If a schema does not contain a reference, the approach is the same as before.

How would you change this approach?

Strech · 2020-11-05T14:33:24Z

@FrancescoPessina The issue will happen with such sequence:

You load schema with references from the registry
You decode message, so far so good
You encode message – auto-registration will happen and schema is different from original (nested schemas were injected)
New ambigous version will be registered, and it's the issue

My proposal is to keep track of references without de-reference.

We have JSON schema and we also have erlavro schema storage. To be able to decode message in fact you need to have all types inside the erlavro, so I suggest to stuff it instead of altering the original JSON schema
We would need to slightly adjust registering to keep in mind the original JSON schema and nested schemas (should they also be registered?)

FrancescoPessina · 2020-11-05T15:13:55Z

Ok, I've understood a bit better :)
On the "Java" side, the problem of the registration is "solved" by Confluent setting the following properties of the Avro serializer:

auto.register.schemas=false
use.latest.version=true
This disables auto registration and force to use the latest version of the Avro schema. Could we implement something similar here in Avrora?

Still in Java, the Avro maven plugin works the same way of this PR: to decode Avro messages uses the de-referenced schema (with the import feature) but registering is managed by Confluent's Schema Registry maven plugin, which registers schemas with reference. In this way schemas are registered during the CI pipeline and not automatically when the message is produced.

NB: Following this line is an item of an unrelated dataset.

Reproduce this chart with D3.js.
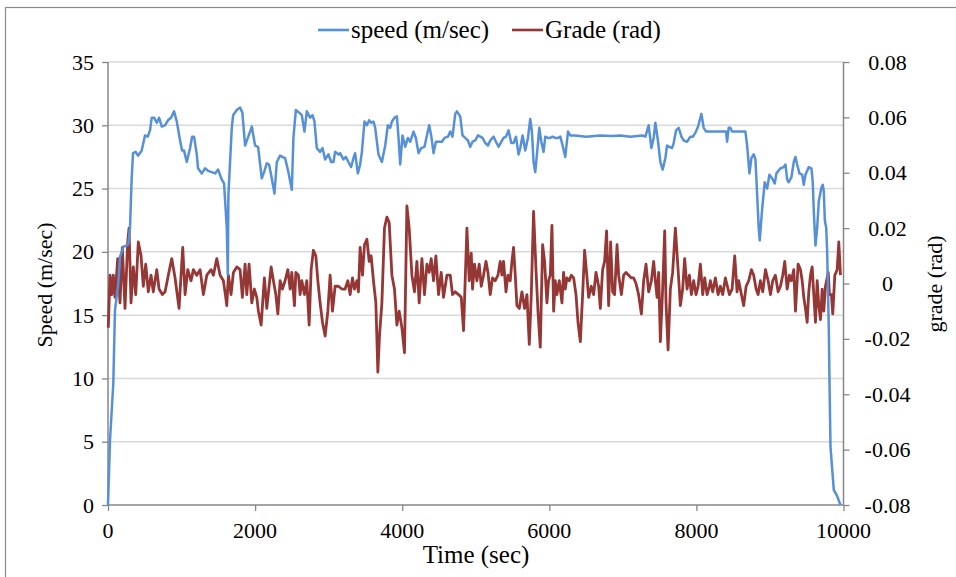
<!DOCTYPE html>
<html><head><meta charset="utf-8">
<script src="https://cdn.jsdelivr.net/npm/d3@7"></script>
<style>body{margin:0;background:#fff}svg{display:block}</style>
</head><body>
<svg id="c" width="956" height="577"></svg>
<script>
const timeTicks = [0,2000,4000,6000,8000,10000];
const speedTicks = [0,5,10,15,20,25,30,35];
const gradeTicks = [-0.08,-0.06,-0.04,-0.02,0,0.02,0.04,0.06,0.08];
const seriesNames = ["speed (m/sec)","Grade (rad)"];
const seriesColors = ["#5590d8","#953735"];

const speedPoints = [[0,0],[27,5.1],[72,9.6],[95,15.4],[140,17.5],[163,19.6],[208,20.4],[254,20.5],[276,20.6],[299,21.9],[322,25.8],[340,27.8],[377,27.9],[408,27.6],[458,28.0],[503,29.2],[540,29.1],[571,29.6],[595,30.6],[626,30.6],[663,30.2],[694,30.6],[731,29.9],[776,30.0],[816,30.4],[857,30.6],[898,31.1],[935,30.3],[980,28.8],[1007,28.0],[1034,28.0],[1071,27.1],[1116,28.2],[1143,29.1],[1170,29.1],[1207,27.7],[1224,26.6],[1275,26.2],[1320,26.6],[1361,26.4],[1411,26.3],[1456,26.2],[1497,26.5],[1547,25.7],[1578,25.4],[1615,21.9],[1629,18.2],[1637,24.5],[1683,29.8],[1701,30.8],[1751,31.2],[1796,31.4],[1827,31.0],[1864,28.4],[1901,29.0],[1932,29.5],[1955,29.9],[2000,28.4],[2041,28.3],[2091,25.8],[2122,26.3],[2159,27.0],[2190,26.9],[2227,25.8],[2263,24.6],[2295,27.1],[2340,27.6],[2371,27.5],[2408,27.4],[2453,26.3],[2499,24.9],[2521,29.0],[2554,31.2],[2599,31.0],[2635,30.8],[2671,29.5],[2703,31.1],[2748,30.6],[2780,30.8],[2807,30.3],[2839,28.2],[2884,27.9],[2916,28.2],[2952,27.3],[2997,27.7],[3034,27.1],[3065,27.1],[3088,27.9],[3133,27.7],[3156,27.8],[3201,27.3],[3234,27.5],[3269,27.1],[3306,26.7],[3337,27.4],[3360,27.8],[3397,26.2],[3428,26.9],[3452,27.9],[3487,30.3],[3520,30.0],[3551,30.4],[3578,30.2],[3609,30.3],[3633,29.8],[3677,27.7],[3724,27.1],[3769,28.4],[3805,30.0],[3837,29.8],[3860,30.3],[3895,30.6],[3928,30.7],[3950,29.0],[3973,26.9],[4004,29.2],[4041,28.3],[4077,29.0],[4109,28.7],[4154,29.5],[4186,29.0],[4222,27.8],[4258,28.2],[4303,28.3],[4336,29.2],[4367,30.0],[4394,29.2],[4426,27.8],[4458,28.7],[4494,28.7],[4540,28.7],[4575,29.0],[4622,29.1],[4653,29.5],[4684,29.1],[4721,30.9],[4744,31.1],[4789,30.7],[4820,29.2],[4857,29.0],[4894,28.8],[4925,28.3],[4956,28.7],[4993,28.8],[5030,29.2],[5061,29.1],[5092,29.0],[5129,28.6],[5166,28.4],[5197,28.8],[5242,29.1],[5275,28.7],[5310,28.3],[5347,28.7],[5378,29.0],[5411,29.1],[5446,29.6],[5483,28.6],[5514,28.6],[5547,29.1],[5582,27.7],[5605,28.2],[5637,29.2],[5673,28.0],[5710,29.0],[5741,30.5],[5764,29.5],[5786,27.1],[5809,26.3],[5832,27.7],[5864,29.8],[5891,28.7],[5922,27.9],[5945,29.1],[5982,29.0],[6013,29.0],[6045,29.1],[6081,29.0],[6118,29.0],[6150,29.1],[6181,28.4],[6217,27.5],[6254,29.5],[6285,29.2],[6353,29.2],[6500,29.1],[6694,29.2],[6850,29.15],[6966,29.2],[7100,29.1],[7265,29.2],[7306,29.1],[7351,30.0],[7388,28.2],[7419,29.0],[7442,30.2],[7479,28.7],[7510,27.1],[7541,26.5],[7578,27.4],[7601,28.4],[7632,28.3],[7669,28.2],[7691,28.6],[7724,29.6],[7759,29.8],[7796,29.1],[7827,28.8],[7873,28.7],[7918,29.1],[7950,29.1],[7986,29.4],[8023,29.9],[8045,30.4],[8068,30.9],[8099,29.8],[8132,29.5],[8349,29.5],[8404,29.5],[8417,28.7],[8439,29.8],[8462,29.8],[8485,29.5],[8666,29.5],[8690,28.4],[8721,26.2],[8748,27.4],[8779,27.7],[8803,27.3],[8826,24.5],[8847,21.9],[8861,20.9],[8894,23.4],[8929,25.5],[8962,25.0],[8993,26.1],[9030,25.8],[9065,25.4],[9088,26.2],[9143,26.6],[9187,26.7],[9211,26.9],[9234,25.7],[9255,25.5],[9292,25.9],[9324,27.1],[9347,27.5],[9370,26.9],[9401,26.2],[9438,26.1],[9460,25.3],[9483,26.1],[9528,26.7],[9564,26.6],[9582,25.5],[9596,23.2],[9619,20.5],[9642,21.9],[9664,24.0],[9701,25.1],[9718,25.3],[9732,24.8],[9746,22.5],[9765,21.9],[9778,20.0],[9800,14.0],[9809,10.0],[9823,4.6],[9868,1.2],[9914,0.7],[9959,0]];

const gradePoints = [[4,-0.016],[27,0.003],[50,-0.004],[72,0.003],[95,-0.005],[132,0.009],[163,-0.007],[195,0.013],[231,-0.009],[268,0.015],[286,0.020],[313,-0.007],[344,0.006],[377,-0.004],[412,0.015],[449,0.010],[480,-0.001],[513,0.007],[548,-0.003],[585,0.003],[616,-0.003],[663,0.005],[694,-0.002],[739,-0.004],[776,-0.003],[820,0.003],[867,0.009],[912,0.002],[966,-0.009],[1016,0.013],[1048,-0.004],[1084,0.005],[1129,0.001],[1161,0.005],[1207,0.003],[1252,0.005],[1297,-0.004],[1343,0.003],[1401,0.005],[1433,0.003],[1479,0.009],[1524,0.003],[1569,0.001],[1601,-0.005],[1615,-0.008],[1637,0.003],[1673,-0.004],[1705,0.004],[1751,0.006],[1796,0.005],[1827,-0.005],[1864,0.007],[1887,-0.004],[1918,0.007],[1955,-0.007],[1990,-0.002],[2023,-0.005],[2045,-0.010],[2082,-0.015],[2126,0.002],[2159,-0.009],[2190,-0.001],[2218,0.006],[2249,0.001],[2282,-0.004],[2309,-0.011],[2340,0.001],[2371,-0.002],[2408,0.001],[2445,0.005],[2476,-0.002],[2499,0.004],[2535,-0.008],[2554,0.004],[2589,0.003],[2612,-0.004],[2635,0.001],[2671,-0.004],[2703,0.001],[2735,-0.015],[2762,0.005],[2793,0.012],[2826,0.010],[2853,0.001],[2884,-0.007],[2916,-0.014],[2952,-0.019],[2989,-0.010],[3020,0.003],[3052,-0.010],[3088,-0.001],[3133,-0.001],[3179,-0.002],[3224,-0.002],[3261,0.001],[3292,-0.004],[3324,0.002],[3351,-0.002],[3384,0.001],[3405,-0.003],[3428,0.013],[3460,0.003],[3487,0.014],[3520,0.016],[3551,0.008],[3578,0.010],[3609,0.001],[3642,-0.007],[3669,-0.032],[3691,-0.019],[3724,-0.007],[3759,0.020],[3792,0.024],[3823,0.022],[3860,0.003],[3895,-0.002],[3928,-0.015],[3959,-0.010],[3996,-0.016],[4031,-0.025],[4064,0.028],[4095,0.020],[4132,0.003],[4167,-0.003],[4200,0.008],[4231,-0.007],[4268,0.009],[4303,-0.004],[4336,0.007],[4367,0.004],[4394,0.009],[4426,0.001],[4458,0.010],[4494,-0.004],[4530,0.004],[4562,-0.005],[4608,0.003],[4653,0.003],[4684,-0.004],[4721,-0.003],[4766,-0.004],[4803,-0.005],[4834,-0.017],[4880,0.020],[4911,0.001],[4939,0.011],[4956,-0.002],[4983,0.007],[5016,0.001],[5047,0.007],[5075,-0.001],[5106,0.003],[5139,0.008],[5166,0.004],[5197,-0.004],[5228,0.002],[5265,0.001],[5302,0.003],[5333,0.008],[5356,0.003],[5378,0.008],[5411,-0.003],[5438,0.003],[5469,0.001],[5492,0.008],[5514,0.013],[5537,0.003],[5560,-0.008],[5592,-0.009],[5628,-0.003],[5664,-0.009],[5696,-0.004],[5728,-0.022],[5755,-0.004],[5786,0.026],[5819,0.005],[5846,-0.010],[5877,-0.023],[5909,0.014],[5936,0.008],[5968,-0.007],[5990,0.001],[6013,0.003],[6036,0.021],[6059,-0.010],[6081,0.001],[6104,-0.004],[6136,0.001],[6172,-0.007],[6194,0.004],[6217,-0.002],[6240,0.002],[6272,0.001],[6299,0.003],[6331,0.002],[6363,-0.004],[6390,-0.014],[6422,-0.021],[6453,-0.004],[6480,0.012],[6513,0.002],[6535,-0.005],[6571,-0.001],[6603,-0.004],[6635,0.004],[6671,-0.001],[6694,-0.009],[6725,0.005],[6752,0.008],[6779,0.019],[6807,-0.008],[6834,0.015],[6861,-0.003],[6888,-0.004],[6921,0.014],[6943,0.003],[6980,-0.004],[7011,0.003],[7043,0.004],[7079,0.003],[7115,0.002],[7147,0.002],[7179,0.000],[7214,-0.004],[7252,-0.011],[7283,0.001],[7315,0.007],[7351,-0.003],[7388,0.001],[7419,0.008],[7442,0.001],[7465,-0.005],[7487,0.004],[7510,-0.021],[7541,-0.002],[7569,0.019],[7587,-0.007],[7615,-0.024],[7646,-0.002],[7677,0.004],[7714,0.020],[7751,0.005],[7782,-0.008],[7813,-0.002],[7840,0.009],[7873,-0.002],[7905,0.003],[7932,-0.004],[7963,0.001],[7995,-0.004],[8023,-0.001],[8054,0.007],[8086,-0.004],[8113,0.002],[8145,-0.004],[8177,-0.001],[8190,0.001],[8221,-0.003],[8258,0.002],[8295,-0.004],[8326,-0.001],[8358,-0.004],[8394,0.002],[8449,-0.004],[8485,-0.002],[8521,0.010],[8553,-0.003],[8575,0.001],[8612,-0.004],[8643,-0.008],[8676,-0.001],[8711,0.001],[8748,0.005],[8779,0.003],[8812,-0.002],[8839,-0.004],[8870,0.001],[8902,-0.003],[8939,0.005],[8975,0.001],[9007,-0.004],[9038,0.001],[9074,0.003],[9111,-0.003],[9143,-0.001],[9174,0.003],[9201,0.008],[9234,-0.002],[9265,0.003],[9292,0.001],[9324,0.005],[9347,-0.010],[9383,0.007],[9415,0.005],[9438,0.001],[9460,-0.005],[9483,-0.009],[9506,-0.014],[9528,-0.003],[9551,0.003],[9574,0.006],[9596,-0.004],[9619,-0.014],[9642,0.001],[9664,-0.008],[9687,-0.013],[9710,-0.002],[9732,-0.010],[9755,-0.001],[9792,0.004],[9809,-0.004],[9836,-0.004],[9854,-0.011],[9882,0.003],[9914,0.005],[9936,0.015],[9959,0.003]];

const FONT = '"Liberation Serif", "Times New Roman", serif';
const svg = d3.select("#c");
const L = 108, R = 843.5, T = 62, B = 505;
const x = d3.scaleLinear().domain([0,10000]).range([L,R]);
const yS = d3.scaleLinear().domain([0,35]).range([B,T]);
const yG = d3.scaleLinear().domain([-0.08,0.08]).range([B,T]);

svg.append("rect").attr("x",5.5).attr("y",7.5).attr("width",1000).attr("height",1000)
  .attr("fill","none").attr("stroke","#8c8c8c").attr("stroke-width",1.2);

svg.append("g").selectAll("line").data(speedTicks.filter(d=>d>0)).join("line")
  .attr("x1",L).attr("x2",R).attr("y1",d=>yS(d)).attr("y2",d=>yS(d))
  .attr("stroke","#d9d9d9").attr("stroke-width",1.5);

const gl = svg.append("g").attr("transform",`translate(${L},0)`)
  .call(d3.axisLeft(yS).tickValues(speedTicks).tickSize(6).tickFormat(""));
const gr = svg.append("g").attr("transform",`translate(${R},0)`)
  .call(d3.axisRight(yG).tickValues(gradeTicks).tickSize(6).tickFormat(""));
const gb = svg.append("g").attr("transform",`translate(0,${B})`)
  .call(d3.axisBottom(x).tickValues(timeTicks).tickSize(6).tickFormat(""));
[gl,gr,gb].forEach(g=>{
  g.selectAll(".domain").attr("stroke","#868686").attr("stroke-width",1.5);
  g.selectAll(".tick line").attr("stroke","#868686").attr("stroke-width",1.3);
  g.selectAll(".tick text").remove();
});
gl.select(".domain").attr("d",`M0,${B}V${T}`);
gr.select(".domain").attr("d",`M0,${B}V${T}`);
gb.select(".domain").attr("d",`M${L},0H${R}`);

function label(x0,y0,s,size,anchor){
  return svg.append("text").attr("x",x0).attr("y",y0).attr("text-anchor",anchor||"start")
    .style("font-family",FONT).style("font-size",size+"px").attr("fill","#000").text(s);
}
speedTicks.forEach(d=>label(L-14, yS(d)+7.5, d3.format("d")(d), 22, "end"));
gradeTicks.forEach(d=>label(R+44, yG(d)+7.5, d===0?"0":d3.format(".2f")(d).replace("\u2212","-"), 22, "middle"));
timeTicks.forEach(d=>label(x(d), B+33, d3.format("d")(d), 22, "middle"));

const lineG = d3.line().x(d=>x(d[0])).y(d=>yG(d[1]));
const lineS = d3.line().x(d=>x(d[0])).y(d=>yS(d[1]));
svg.append("path").datum(gradePoints).attr("d",lineG).attr("fill","none")
  .attr("stroke",seriesColors[1]).attr("stroke-width",2.8).attr("stroke-linejoin","round");
svg.append("path").datum(speedPoints).attr("d",lineS).attr("fill","none")
  .attr("stroke",seriesColors[0]).attr("stroke-width",2.5).attr("stroke-linejoin","round");

label(476,563,"Time (sec)",25,"middle");
label(0,0,"Speed (m/sec)",22,"middle").attr("transform","translate(52,285) rotate(-90)");
label(0,0,"grade (rad)",22,"middle").attr("transform","translate(942,284) rotate(-90)");

const legendItems = [{x:318, name:seriesNames[0], c:seriesColors[0]},{x:512, name:seriesNames[1], c:seriesColors[1]}];
legendItems.forEach(it=>{
  svg.append("line").attr("x1",it.x).attr("x2",it.x+31).attr("y1",30).attr("y2",30).attr("stroke",it.c).attr("stroke-width",2.6);
  label(it.x+33,38,it.name,25,"start");
});
</script>
</body></html>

About your first point, how can I prevent this instruction to fail when is received a Json with the reference?
:avro_json_decoder.decode_schema(payload, allow_bad_references: true)

The problem is that the decoder looks for a type (the type referenced) which is not a native type, so I think the avro_json_decoder cannot properly decode the message.

On registering side yes, this should be fixed a bit. Both referenced and referencing schemas should be registered.

Strech · 2020-11-05T19:17:11Z

@FrancescoPessina I've read about references a bit more and what I can confirm

On the "Java" side, the problem of the registration is "solved" by Confluent setting the following properties of the Avro serializer:

auto.register.schemas=false
use.latest.version=true

This already possible with current settings registry_schemas_autoreg: false

About your first point, how can I prevent this instruction to fail when is received a Json with the reference?
:avro_json_decoder.decode_schema(payload, allow_bad_references: true)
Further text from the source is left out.